__Directions for this task__.
Print exactly the lines running from the one that holds "Generate a LaTeX" through the one that holds "-- ++(22.5,10) -- ++(-15.5,0)", please, and leave the pictures out.

[Collected data entries]
.....

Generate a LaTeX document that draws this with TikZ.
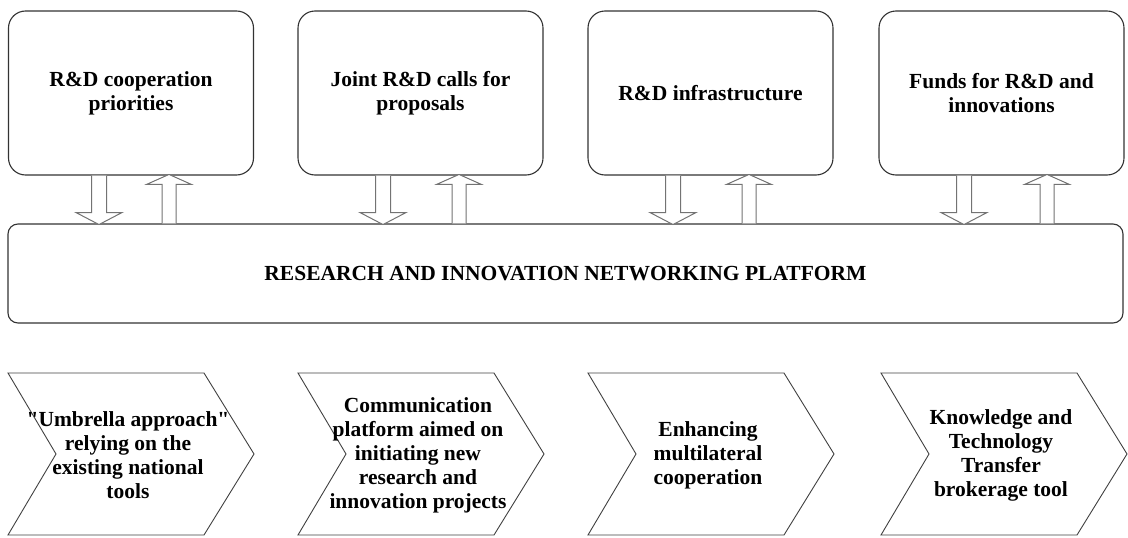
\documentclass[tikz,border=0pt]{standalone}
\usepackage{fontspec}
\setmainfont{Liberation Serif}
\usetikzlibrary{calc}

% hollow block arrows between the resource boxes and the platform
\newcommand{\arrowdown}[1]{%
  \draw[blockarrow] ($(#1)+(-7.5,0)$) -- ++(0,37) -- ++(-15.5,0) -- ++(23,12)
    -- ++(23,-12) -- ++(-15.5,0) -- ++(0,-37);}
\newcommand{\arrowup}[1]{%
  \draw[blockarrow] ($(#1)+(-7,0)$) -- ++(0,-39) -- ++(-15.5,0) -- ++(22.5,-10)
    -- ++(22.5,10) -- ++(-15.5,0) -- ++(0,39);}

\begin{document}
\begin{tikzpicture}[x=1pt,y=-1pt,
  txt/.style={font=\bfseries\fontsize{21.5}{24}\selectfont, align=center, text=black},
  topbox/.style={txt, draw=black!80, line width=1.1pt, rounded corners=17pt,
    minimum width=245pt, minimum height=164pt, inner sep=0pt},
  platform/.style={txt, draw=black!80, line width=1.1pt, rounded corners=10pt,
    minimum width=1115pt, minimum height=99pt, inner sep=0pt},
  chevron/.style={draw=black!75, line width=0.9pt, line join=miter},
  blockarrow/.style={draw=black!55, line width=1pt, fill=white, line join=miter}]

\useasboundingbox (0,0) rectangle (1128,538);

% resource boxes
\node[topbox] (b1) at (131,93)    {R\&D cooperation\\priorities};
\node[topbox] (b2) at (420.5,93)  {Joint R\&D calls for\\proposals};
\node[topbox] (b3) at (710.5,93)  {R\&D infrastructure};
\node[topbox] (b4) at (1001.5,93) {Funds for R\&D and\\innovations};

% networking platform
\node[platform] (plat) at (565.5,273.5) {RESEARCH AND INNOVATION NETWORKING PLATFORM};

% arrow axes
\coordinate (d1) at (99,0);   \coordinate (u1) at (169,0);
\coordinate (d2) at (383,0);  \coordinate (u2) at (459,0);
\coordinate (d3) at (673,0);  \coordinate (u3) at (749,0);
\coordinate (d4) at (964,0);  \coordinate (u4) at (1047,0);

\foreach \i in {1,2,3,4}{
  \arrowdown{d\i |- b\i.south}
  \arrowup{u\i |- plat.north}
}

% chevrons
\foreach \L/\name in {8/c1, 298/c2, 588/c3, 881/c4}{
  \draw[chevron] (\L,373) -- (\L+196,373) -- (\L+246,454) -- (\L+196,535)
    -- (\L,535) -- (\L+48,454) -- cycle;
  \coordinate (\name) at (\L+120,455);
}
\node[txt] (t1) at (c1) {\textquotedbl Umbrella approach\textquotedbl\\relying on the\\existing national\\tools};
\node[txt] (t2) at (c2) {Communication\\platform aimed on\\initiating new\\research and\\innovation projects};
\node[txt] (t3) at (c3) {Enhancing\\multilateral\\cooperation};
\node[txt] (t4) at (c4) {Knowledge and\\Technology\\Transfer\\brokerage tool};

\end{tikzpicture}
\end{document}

.....

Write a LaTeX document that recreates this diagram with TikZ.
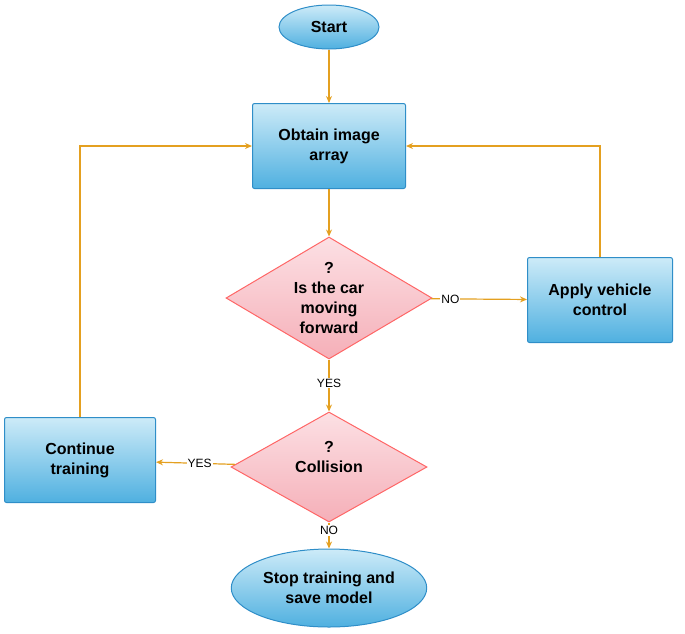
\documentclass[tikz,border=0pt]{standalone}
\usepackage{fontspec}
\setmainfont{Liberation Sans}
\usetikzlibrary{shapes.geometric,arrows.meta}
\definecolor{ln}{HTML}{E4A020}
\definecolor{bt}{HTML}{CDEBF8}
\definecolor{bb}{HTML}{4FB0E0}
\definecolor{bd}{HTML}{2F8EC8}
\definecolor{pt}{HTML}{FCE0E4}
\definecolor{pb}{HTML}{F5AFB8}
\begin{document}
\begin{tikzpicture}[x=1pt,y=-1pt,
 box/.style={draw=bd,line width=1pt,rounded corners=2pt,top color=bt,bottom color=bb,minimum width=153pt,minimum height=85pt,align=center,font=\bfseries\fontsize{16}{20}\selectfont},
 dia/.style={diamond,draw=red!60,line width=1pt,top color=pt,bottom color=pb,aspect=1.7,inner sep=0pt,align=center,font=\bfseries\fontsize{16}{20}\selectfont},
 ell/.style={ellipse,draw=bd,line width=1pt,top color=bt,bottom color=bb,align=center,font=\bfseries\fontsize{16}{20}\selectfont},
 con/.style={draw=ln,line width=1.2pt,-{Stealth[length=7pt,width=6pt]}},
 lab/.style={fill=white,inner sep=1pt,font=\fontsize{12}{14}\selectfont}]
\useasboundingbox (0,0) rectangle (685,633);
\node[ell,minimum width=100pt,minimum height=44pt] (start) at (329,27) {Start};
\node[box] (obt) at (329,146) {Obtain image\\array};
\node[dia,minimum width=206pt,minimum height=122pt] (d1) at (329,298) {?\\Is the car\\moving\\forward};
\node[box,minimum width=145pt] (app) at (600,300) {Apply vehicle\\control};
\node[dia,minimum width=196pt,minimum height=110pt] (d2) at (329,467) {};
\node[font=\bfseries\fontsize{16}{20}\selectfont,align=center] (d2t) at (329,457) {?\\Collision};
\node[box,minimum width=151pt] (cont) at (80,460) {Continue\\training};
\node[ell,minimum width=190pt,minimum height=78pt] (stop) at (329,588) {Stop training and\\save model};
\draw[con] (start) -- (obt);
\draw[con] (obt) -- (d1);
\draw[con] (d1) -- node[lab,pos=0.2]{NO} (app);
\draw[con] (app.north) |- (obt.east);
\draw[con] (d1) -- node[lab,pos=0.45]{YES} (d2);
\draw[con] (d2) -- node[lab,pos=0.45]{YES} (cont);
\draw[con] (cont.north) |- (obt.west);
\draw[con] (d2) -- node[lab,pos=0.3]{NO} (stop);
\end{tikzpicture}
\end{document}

.....

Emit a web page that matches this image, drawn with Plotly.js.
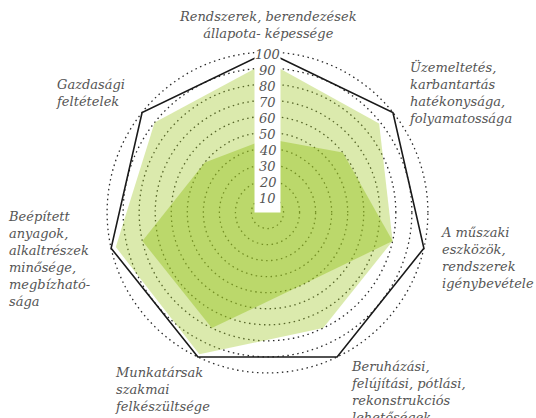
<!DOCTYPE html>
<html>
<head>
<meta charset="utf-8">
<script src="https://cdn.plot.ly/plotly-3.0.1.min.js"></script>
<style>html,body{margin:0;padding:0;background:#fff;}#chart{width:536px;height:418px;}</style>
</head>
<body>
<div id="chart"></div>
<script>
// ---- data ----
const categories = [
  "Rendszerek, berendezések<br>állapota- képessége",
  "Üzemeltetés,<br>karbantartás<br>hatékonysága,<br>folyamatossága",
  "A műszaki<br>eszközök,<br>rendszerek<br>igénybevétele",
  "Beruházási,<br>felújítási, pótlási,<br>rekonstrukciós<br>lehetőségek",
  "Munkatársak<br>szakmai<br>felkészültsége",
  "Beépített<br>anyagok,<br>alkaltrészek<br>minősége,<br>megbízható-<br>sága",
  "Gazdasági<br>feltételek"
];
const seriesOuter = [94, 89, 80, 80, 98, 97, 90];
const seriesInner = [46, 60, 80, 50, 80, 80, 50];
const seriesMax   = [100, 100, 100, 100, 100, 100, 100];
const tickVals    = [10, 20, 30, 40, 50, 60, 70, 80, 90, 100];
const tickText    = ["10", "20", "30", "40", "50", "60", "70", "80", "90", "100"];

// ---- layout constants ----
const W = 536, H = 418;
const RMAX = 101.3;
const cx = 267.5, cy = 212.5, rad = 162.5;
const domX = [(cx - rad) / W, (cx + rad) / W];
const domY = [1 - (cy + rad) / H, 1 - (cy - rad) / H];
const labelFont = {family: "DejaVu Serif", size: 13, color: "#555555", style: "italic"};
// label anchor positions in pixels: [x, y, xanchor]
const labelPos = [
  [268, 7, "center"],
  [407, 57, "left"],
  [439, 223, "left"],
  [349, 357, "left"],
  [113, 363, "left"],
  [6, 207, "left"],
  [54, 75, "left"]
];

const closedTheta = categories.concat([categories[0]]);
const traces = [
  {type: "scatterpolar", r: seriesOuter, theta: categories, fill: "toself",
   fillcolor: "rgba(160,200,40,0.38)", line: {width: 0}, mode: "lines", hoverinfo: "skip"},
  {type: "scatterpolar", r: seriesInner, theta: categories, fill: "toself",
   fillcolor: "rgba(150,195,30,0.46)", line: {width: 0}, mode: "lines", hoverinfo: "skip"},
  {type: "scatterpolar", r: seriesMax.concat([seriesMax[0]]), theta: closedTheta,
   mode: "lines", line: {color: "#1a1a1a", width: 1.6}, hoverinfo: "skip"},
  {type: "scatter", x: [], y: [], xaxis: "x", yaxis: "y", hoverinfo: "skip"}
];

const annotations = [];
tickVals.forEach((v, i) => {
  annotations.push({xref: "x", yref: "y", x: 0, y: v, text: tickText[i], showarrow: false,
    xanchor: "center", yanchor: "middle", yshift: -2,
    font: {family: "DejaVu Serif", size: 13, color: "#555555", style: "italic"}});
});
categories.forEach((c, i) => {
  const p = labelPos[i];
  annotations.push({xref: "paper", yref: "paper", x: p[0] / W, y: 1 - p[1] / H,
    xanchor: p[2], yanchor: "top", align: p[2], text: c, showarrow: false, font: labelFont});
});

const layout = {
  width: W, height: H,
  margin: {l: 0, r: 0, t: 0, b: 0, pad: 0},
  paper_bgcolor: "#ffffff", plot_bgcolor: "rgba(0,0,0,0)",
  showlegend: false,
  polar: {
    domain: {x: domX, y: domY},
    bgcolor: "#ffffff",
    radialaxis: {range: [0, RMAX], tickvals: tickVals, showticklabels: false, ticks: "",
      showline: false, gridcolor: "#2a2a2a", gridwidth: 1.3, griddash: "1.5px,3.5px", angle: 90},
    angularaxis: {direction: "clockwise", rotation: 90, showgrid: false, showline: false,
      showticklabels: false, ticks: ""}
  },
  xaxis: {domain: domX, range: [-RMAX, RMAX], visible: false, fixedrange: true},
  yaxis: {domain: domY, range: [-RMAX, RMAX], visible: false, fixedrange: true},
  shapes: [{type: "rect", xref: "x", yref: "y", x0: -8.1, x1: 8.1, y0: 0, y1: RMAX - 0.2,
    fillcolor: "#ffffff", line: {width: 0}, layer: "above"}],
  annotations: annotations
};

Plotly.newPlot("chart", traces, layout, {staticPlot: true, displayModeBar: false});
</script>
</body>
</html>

.....

__Result for this exercise__.
Generate a LaTeX document that draws this with TikZ.
\documentclass[tikz,border=0pt]{standalone}
\usepackage{fontspec}
\setmainfont{Liberation Serif}
\usetikzlibrary{calc}

% hollow block arrows between the resource boxes and the platform
\newcommand{\arrowdown}[1]{%
  \draw[blockarrow] ($(#1)+(-7.5,0)$) -- ++(0,37) -- ++(-15.5,0) -- ++(23,12)
    -- ++(23,-12) -- ++(-15.5,0) -- ++(0,-37);}
\newcommand{\arrowup}[1]{%
  \draw[blockarrow] ($(#1)+(-7,0)$) -- ++(0,-39) -- ++(-15.5,0) -- ++(22.5,-10)
    -- ++(22.5,10) -- ++(-15.5,0) -- ++(0,39);}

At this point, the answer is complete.